I've been doing a lot of projects on all kind of VAG cars.

My latest project was a Audi 100 (5000) from 1977 with a 2.5 R5 TDI ( AEL = 140HP ) and 6-speed ARX gearbox both from a Audi A6 from 1995. I finalized it with my own mechanical fuelpump.

The project has been a nightmare.... Almost everything needed to be changed. I liked it a lot 


















New gearbox supports in the middle (left original and right A6 version)









Used a Iveco truck intercooler.

More pictures here to be found: http://zwalve.eu/v/Smoketail+Supplies/Audi-100_C2/Audi-100LS_type-43_C2/


----------



## DA-BRT (Dec 9, 2004)

Now to my current project a 1987 VW Jetta with a R5 TDI (same as the Audi above) but not build in length in the car but transversal.

I bought a 1996 Volvo 850 estate with the 2.5 TDI D5252T (motorcode of Volvo for the AEL engine) and a 5-speed gearbox.



























Engine without airco and servo pump























































The idea is to build the engine in the car first with the original Volvo gearbox and after that change a R32 4-motion gearbox to be able to adapt the engine.


----------



## DA-BRT (Dec 9, 2004)

I'm curious if anyone build a R5 engine in a A2 body so far. I found on youtube this movie:

http://www.youtube.com/watch?v=twQ0oQA7pSw&feature=player_detailpage

http://www.youtube.com/watch?v=SaukTawqcz4&feature=player_detailpage


----------



## kauboi (Nov 3, 2004)

Hi, awesome Idea!, I am wondering if you can answer a question , since the Volvo transmission was used, does this mean that a volvo engine may bolt up to some VAG transmissions? I ask because I see a lot of Volvo turbos in the salvage yards and wonder if they may be swapped in to my Eurovan (T4) 
cheers!:beer:


----------



## Issam Abed (Feb 12, 2004)

kauboi said:


> Hi, awesome Idea!, I am wondering if you can answer a question , since the Volvo transmission was used, does this mean that a volvo engine may bolt up to some VAG transmissions? I ask because I see a lot of Volvo turbos in the salvage yards and wonder if they may be swapped in to my Eurovan (T4)
> cheers!:beer:


If I recall the Volvo 850 TD had a bell housing specific to the Audi motor similar to how you would find 02J bell housings for 1.8T , 1.4 TSI , VR6 , Syncro etc.

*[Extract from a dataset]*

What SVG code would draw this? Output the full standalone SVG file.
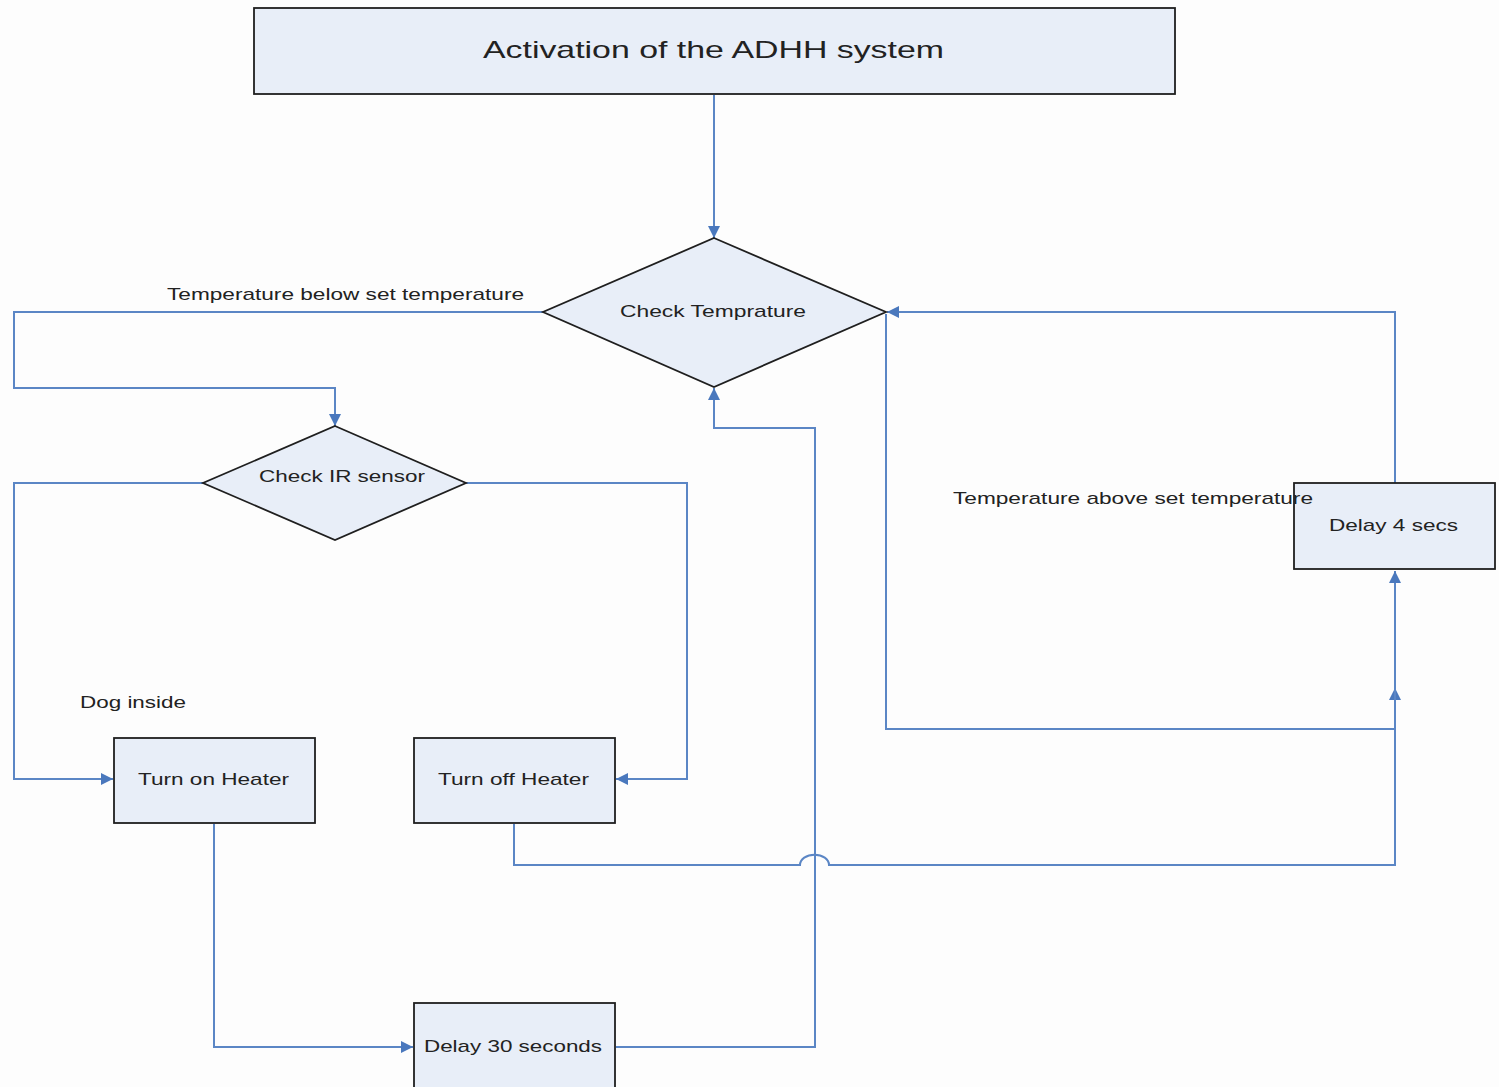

DA-BRT thank you for sharing! I have the same motor and was going to put it into a MKIV before I discovered the Touareg motor.
http://forums.vwvortex.com/showthread.php?2204285-Golf-TDI-R-Endurance-Racecar-Interesting

Feel free to contribute!


----------



## Kwabena (Mar 29, 2002)

kauboi said:


> Hi, awesome Idea!, I am wondering if you can answer a question , since the Volvo transmission was used, does this mean that a volvo engine may bolt up to some VAG transmissions? I ask because I see a lot of Volvo turbos in the salvage yards and wonder if they may be swapped in to my Eurovan (T4)
> cheers!:beer:


I've seen numerous Volvo engine swapped T4's in Europe.
We never got TDI Volvo's Stateside though... So I can't do it easily.

Most of that info can be found here
http://www.vwt4forum.co.uk


----------